PROVIDED MATERIAL

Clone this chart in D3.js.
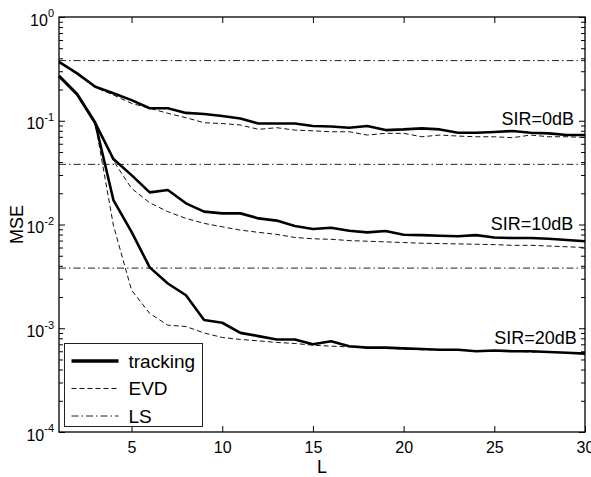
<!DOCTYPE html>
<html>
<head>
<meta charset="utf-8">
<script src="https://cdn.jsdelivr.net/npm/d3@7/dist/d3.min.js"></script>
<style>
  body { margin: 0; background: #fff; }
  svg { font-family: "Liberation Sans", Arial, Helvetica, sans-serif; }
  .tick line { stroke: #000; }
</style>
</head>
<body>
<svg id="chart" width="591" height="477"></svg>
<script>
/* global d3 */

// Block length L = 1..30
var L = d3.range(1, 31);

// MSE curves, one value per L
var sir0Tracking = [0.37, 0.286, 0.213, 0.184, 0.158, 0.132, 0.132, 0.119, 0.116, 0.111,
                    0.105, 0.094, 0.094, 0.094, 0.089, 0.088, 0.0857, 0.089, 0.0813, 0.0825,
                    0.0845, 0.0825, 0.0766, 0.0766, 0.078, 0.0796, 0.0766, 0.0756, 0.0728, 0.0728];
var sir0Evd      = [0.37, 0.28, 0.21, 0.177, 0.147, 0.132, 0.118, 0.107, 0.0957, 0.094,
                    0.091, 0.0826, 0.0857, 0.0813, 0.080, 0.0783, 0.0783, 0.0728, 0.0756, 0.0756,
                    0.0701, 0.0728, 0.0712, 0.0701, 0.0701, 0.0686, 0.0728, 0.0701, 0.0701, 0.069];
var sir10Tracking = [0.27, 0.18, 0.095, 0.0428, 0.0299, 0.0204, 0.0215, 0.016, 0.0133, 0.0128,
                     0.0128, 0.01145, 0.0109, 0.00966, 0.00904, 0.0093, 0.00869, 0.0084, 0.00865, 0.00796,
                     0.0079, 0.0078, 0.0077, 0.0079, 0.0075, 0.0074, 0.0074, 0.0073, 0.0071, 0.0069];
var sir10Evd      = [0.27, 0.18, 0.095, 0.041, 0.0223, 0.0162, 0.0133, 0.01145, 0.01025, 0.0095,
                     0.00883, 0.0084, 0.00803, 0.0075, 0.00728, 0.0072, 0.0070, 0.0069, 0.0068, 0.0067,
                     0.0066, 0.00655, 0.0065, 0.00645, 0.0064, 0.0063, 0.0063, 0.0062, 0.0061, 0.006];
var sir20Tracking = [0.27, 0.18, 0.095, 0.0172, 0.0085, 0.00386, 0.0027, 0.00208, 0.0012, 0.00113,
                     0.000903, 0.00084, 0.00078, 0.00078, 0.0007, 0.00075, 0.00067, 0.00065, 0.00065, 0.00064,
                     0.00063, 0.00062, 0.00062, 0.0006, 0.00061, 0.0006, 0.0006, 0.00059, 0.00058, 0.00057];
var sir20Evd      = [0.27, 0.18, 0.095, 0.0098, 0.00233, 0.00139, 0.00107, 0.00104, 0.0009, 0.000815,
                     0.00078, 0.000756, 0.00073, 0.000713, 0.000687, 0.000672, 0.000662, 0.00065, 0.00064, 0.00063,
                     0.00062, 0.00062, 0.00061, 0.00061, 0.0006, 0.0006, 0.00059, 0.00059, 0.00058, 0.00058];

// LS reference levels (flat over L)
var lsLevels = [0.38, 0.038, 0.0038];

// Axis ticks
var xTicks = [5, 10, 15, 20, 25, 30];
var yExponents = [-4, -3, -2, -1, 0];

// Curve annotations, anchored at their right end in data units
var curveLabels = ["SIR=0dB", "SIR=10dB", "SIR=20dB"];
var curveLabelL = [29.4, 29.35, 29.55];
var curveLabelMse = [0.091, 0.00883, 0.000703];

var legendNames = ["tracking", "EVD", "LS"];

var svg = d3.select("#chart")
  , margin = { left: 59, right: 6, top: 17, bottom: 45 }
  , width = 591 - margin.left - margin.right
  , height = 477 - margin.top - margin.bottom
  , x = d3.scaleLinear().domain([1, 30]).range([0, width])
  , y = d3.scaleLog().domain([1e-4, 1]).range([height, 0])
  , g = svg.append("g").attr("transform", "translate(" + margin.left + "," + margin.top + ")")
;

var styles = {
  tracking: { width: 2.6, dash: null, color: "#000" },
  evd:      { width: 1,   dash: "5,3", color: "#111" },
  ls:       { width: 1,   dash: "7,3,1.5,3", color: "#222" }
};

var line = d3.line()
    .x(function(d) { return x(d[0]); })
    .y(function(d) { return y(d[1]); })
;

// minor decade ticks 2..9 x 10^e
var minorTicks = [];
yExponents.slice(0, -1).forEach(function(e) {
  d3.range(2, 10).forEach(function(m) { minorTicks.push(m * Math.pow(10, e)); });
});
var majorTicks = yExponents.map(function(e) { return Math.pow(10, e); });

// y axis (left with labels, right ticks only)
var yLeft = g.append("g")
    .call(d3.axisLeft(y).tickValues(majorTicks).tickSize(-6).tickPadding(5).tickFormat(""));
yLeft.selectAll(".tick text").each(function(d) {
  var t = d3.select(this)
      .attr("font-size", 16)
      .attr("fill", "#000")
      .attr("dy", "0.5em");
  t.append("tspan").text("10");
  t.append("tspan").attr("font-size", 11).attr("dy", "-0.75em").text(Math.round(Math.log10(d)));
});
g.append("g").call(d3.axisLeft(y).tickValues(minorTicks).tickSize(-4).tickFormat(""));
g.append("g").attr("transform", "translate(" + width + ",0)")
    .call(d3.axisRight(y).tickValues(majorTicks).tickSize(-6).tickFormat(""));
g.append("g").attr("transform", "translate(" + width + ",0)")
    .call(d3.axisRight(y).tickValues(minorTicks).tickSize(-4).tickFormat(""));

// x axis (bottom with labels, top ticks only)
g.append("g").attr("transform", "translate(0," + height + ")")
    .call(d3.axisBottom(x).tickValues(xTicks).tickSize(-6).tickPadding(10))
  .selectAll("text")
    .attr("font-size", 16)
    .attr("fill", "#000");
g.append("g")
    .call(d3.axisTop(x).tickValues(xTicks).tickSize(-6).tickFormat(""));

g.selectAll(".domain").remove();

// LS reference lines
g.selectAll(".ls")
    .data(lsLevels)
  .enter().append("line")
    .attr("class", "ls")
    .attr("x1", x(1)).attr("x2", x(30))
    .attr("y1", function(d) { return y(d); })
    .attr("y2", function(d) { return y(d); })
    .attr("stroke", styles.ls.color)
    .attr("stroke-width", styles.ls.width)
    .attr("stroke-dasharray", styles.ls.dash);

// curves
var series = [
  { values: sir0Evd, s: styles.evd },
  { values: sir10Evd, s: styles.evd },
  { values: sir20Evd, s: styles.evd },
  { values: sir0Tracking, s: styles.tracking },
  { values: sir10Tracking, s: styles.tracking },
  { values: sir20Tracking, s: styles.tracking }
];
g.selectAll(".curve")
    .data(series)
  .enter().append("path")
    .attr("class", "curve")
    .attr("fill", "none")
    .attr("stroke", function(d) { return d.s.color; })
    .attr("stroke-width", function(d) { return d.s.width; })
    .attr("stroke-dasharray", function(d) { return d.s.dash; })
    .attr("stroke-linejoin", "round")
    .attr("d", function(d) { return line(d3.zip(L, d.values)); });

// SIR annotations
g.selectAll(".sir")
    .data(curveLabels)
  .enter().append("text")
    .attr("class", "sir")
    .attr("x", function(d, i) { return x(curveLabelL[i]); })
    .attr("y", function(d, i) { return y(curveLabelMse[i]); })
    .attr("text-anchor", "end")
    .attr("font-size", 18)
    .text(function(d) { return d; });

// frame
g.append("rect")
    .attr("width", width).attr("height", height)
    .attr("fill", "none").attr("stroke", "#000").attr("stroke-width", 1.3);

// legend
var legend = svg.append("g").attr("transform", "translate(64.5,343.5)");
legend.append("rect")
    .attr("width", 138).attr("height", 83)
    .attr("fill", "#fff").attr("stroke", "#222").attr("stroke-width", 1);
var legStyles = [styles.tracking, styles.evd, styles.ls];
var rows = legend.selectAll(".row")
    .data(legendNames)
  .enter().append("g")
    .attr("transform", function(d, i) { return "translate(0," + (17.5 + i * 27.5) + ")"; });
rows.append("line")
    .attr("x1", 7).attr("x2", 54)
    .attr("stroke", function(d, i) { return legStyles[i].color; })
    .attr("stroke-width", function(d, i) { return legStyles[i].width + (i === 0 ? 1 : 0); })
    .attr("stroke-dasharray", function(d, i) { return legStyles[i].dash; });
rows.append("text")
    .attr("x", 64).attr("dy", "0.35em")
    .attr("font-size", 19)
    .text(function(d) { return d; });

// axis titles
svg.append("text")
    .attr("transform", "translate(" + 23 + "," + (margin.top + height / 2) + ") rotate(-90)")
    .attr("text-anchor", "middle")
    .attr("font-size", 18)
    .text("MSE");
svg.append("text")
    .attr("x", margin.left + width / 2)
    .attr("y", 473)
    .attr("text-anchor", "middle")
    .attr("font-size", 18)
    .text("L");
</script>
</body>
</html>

TASK TO CARRY OUT
Restate exactly, please, only the lines between the start of the data and the line containing "var L = d3.range(1, 31);", both ends included, skipping the pictures.

SOLUTION FOR THIS TASK
Clone this chart in D3.js.
<!DOCTYPE html>
<html>
<head>
<meta charset="utf-8">
<script src="https://cdn.jsdelivr.net/npm/d3@7/dist/d3.min.js"></script>
<style>
  body { margin: 0; background: #fff; }
  svg { font-family: "Liberation Sans", Arial, Helvetica, sans-serif; }
  .tick line { stroke: #000; }
</style>
</head>
<body>
<svg id="chart" width="591" height="477"></svg>
<script>
/* global d3 */

// Block length L = 1..30
var L = d3.range(1, 31);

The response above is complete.